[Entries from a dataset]
[start]

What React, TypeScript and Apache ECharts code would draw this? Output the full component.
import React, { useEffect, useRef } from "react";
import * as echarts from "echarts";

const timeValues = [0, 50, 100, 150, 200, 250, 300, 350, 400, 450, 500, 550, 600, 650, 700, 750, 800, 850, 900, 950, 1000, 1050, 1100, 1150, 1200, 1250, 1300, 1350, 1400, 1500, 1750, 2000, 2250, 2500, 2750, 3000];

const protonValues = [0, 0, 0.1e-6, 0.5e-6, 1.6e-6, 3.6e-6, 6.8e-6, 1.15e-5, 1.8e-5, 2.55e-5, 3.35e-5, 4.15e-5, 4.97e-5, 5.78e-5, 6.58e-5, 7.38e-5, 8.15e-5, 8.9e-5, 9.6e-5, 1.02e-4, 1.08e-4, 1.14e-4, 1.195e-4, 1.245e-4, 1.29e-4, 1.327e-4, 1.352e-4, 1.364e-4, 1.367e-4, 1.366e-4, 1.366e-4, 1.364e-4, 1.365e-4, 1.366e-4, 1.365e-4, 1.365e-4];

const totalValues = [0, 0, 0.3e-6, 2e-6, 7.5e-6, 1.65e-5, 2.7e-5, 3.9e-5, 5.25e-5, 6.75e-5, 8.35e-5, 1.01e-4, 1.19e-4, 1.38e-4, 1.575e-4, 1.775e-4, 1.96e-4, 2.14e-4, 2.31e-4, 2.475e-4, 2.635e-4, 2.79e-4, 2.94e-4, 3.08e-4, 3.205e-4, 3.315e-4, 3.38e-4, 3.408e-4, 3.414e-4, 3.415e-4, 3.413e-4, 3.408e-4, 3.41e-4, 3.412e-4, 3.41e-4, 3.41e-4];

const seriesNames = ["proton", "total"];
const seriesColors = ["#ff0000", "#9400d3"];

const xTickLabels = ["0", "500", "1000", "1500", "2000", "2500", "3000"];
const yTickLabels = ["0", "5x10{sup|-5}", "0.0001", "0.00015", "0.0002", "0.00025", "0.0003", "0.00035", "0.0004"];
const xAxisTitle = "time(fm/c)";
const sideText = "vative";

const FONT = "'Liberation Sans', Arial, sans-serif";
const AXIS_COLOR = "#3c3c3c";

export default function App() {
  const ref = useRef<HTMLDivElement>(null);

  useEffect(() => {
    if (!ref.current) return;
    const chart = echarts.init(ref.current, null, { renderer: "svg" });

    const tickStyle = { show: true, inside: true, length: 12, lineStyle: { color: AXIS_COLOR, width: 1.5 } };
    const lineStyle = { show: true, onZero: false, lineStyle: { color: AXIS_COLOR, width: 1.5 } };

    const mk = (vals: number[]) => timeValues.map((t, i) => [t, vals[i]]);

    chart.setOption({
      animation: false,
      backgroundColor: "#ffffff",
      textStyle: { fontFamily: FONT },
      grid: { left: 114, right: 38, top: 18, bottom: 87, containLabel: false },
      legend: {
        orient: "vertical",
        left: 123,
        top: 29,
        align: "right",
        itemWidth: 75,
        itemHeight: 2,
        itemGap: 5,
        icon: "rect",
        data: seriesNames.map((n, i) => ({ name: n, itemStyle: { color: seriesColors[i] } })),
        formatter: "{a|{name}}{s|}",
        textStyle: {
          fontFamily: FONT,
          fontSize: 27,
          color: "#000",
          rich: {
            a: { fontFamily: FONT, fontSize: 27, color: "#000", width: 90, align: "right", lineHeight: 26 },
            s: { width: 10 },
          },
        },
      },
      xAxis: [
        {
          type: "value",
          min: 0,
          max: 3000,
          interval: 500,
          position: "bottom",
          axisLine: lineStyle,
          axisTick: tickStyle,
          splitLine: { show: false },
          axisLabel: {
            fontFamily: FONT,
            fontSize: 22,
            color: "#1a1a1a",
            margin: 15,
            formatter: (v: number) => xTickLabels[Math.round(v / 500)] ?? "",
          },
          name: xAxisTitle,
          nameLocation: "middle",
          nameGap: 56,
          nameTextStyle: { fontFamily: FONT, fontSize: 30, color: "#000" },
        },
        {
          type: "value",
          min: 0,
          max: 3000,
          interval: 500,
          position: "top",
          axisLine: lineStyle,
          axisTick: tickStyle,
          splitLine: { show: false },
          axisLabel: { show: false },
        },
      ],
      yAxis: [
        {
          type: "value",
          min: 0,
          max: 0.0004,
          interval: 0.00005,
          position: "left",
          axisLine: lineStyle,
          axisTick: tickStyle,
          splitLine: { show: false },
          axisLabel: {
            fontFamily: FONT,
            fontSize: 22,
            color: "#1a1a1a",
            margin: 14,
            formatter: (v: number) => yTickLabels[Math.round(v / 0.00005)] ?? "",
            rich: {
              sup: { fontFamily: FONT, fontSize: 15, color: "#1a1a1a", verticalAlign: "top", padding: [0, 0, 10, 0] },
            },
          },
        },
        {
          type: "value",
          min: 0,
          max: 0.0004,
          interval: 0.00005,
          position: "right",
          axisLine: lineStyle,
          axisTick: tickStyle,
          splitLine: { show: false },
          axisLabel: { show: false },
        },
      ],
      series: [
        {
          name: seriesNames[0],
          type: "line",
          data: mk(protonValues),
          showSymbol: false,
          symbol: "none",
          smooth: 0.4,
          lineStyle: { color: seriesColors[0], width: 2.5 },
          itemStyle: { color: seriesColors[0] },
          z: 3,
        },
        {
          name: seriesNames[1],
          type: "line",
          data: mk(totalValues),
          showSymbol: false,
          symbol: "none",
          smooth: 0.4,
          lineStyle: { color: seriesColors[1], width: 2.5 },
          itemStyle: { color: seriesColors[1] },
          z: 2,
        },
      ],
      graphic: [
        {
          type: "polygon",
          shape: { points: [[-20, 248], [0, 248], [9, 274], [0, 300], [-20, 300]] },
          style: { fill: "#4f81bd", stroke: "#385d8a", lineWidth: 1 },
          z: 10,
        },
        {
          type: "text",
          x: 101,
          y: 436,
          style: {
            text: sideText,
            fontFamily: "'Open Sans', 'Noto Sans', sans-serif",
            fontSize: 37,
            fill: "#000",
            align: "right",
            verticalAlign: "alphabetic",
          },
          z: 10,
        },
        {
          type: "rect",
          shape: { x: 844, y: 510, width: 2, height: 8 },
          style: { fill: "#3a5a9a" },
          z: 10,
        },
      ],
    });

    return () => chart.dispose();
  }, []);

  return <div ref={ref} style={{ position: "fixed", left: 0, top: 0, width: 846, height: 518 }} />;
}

[end]
[start]

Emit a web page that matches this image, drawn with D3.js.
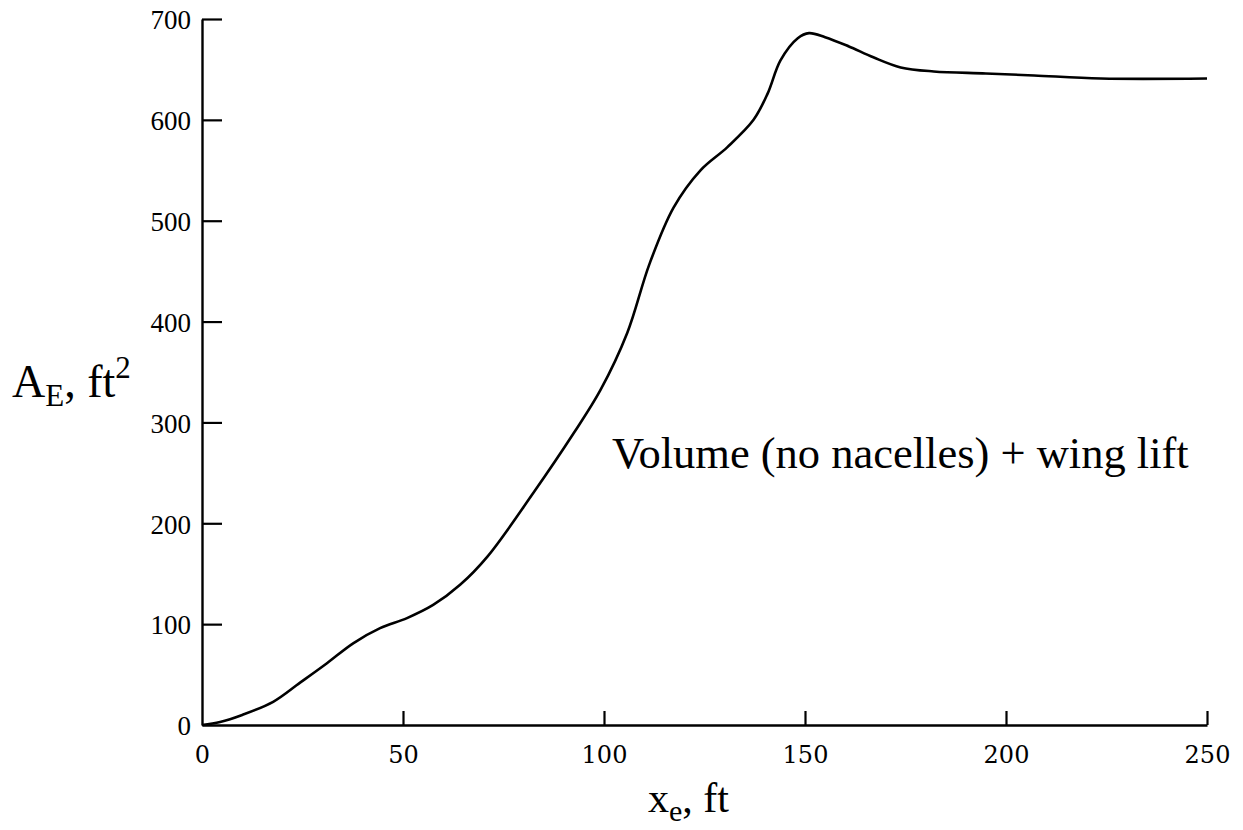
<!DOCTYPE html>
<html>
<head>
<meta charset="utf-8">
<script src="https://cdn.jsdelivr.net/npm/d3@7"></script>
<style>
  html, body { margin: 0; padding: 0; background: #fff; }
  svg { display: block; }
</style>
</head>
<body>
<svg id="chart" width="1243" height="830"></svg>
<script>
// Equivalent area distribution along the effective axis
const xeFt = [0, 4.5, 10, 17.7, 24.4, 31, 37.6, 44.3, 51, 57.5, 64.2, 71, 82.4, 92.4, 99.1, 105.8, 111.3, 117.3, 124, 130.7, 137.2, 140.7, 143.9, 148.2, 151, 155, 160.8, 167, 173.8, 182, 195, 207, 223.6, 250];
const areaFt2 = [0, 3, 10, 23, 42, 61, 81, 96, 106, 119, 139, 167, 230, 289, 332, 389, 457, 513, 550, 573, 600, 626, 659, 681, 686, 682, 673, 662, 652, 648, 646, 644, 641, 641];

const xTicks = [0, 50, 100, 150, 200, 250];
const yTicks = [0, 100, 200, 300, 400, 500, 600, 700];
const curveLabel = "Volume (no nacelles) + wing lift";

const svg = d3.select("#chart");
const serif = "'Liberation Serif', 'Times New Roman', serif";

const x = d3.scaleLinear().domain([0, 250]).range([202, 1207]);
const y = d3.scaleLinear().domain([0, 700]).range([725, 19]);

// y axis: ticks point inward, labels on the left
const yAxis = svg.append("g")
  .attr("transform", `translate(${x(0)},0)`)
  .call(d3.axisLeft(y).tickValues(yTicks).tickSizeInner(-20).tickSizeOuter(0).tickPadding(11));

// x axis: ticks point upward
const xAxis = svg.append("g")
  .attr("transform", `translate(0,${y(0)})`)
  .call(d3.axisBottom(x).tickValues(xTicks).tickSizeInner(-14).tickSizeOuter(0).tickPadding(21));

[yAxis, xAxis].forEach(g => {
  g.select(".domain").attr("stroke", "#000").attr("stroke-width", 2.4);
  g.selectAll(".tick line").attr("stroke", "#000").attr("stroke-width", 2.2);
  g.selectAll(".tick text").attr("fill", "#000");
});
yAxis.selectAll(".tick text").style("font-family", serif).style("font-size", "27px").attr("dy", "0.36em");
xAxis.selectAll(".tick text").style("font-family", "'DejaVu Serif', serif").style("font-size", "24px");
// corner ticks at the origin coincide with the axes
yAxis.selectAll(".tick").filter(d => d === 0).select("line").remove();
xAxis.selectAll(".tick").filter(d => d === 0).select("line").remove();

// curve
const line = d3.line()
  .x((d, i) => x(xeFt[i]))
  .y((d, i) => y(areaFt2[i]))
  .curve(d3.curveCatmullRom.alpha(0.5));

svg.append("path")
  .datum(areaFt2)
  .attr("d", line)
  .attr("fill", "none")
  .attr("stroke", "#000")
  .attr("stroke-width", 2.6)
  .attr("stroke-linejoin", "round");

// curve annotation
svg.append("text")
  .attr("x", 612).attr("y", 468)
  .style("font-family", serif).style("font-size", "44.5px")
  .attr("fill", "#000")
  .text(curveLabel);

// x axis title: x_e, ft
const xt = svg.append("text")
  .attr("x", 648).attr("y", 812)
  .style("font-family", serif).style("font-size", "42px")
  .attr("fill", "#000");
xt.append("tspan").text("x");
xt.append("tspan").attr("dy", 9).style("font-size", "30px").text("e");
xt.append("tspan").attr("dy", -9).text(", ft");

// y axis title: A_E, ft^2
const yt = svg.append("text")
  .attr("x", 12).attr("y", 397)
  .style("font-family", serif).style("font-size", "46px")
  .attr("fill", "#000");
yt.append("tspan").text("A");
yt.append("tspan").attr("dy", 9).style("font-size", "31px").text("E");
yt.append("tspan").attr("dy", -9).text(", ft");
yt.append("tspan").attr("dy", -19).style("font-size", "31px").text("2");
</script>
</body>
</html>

[end]
[start]

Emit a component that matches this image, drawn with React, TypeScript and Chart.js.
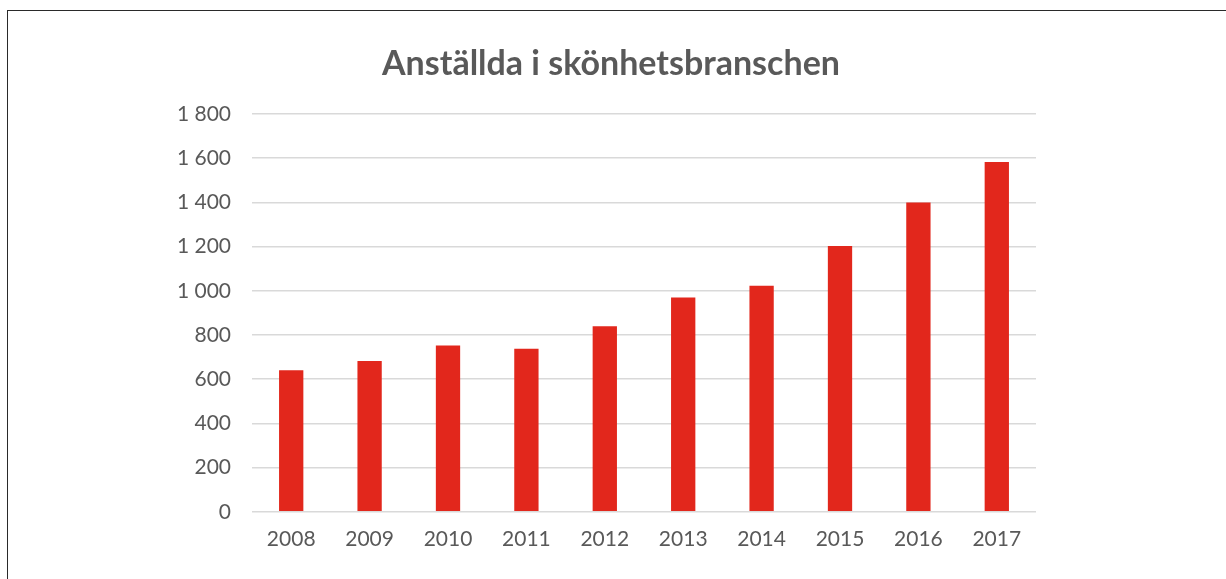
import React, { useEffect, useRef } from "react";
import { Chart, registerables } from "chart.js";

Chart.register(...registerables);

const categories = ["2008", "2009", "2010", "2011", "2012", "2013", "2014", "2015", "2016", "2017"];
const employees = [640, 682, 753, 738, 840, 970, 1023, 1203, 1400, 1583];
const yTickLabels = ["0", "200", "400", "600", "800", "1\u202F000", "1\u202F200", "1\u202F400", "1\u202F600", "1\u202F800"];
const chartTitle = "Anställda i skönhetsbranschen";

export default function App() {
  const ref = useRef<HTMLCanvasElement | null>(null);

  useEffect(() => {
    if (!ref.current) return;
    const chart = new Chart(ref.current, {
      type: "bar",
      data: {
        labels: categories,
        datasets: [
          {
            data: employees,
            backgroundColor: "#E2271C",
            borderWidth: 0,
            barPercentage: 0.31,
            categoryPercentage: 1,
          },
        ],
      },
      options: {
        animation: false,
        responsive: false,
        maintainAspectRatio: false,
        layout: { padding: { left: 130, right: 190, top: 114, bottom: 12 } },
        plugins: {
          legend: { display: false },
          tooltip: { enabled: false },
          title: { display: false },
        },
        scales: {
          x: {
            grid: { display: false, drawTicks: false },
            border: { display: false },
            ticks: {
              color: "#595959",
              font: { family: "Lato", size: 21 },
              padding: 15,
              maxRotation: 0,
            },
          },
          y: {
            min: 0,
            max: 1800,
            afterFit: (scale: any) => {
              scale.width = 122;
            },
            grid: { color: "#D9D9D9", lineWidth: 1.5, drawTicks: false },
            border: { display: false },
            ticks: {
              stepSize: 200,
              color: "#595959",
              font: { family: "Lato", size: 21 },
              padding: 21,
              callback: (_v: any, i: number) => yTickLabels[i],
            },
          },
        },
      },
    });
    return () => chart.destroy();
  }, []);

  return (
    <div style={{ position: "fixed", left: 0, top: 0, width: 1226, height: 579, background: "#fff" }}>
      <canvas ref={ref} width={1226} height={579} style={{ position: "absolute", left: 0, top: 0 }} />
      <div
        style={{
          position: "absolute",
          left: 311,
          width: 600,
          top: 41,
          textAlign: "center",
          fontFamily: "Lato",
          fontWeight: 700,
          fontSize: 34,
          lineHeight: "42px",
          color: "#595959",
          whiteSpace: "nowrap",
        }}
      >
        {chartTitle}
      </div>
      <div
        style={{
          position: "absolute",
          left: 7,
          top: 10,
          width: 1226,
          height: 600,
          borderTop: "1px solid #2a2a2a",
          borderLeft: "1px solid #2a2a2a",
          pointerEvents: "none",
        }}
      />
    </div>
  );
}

[end]

- **WHAT TO WORK ON**:
Retype the portion of the data above that starts on the line with "What React, TypeScript" and finishes on the line with "import * as", including both of those lines.

- **SOLUTION TO THE PROBLEM**:
What React, TypeScript and Apache ECharts code would draw this? Output the full component.
import React, { useEffect, useRef } from "react";
import * as echarts from "echarts";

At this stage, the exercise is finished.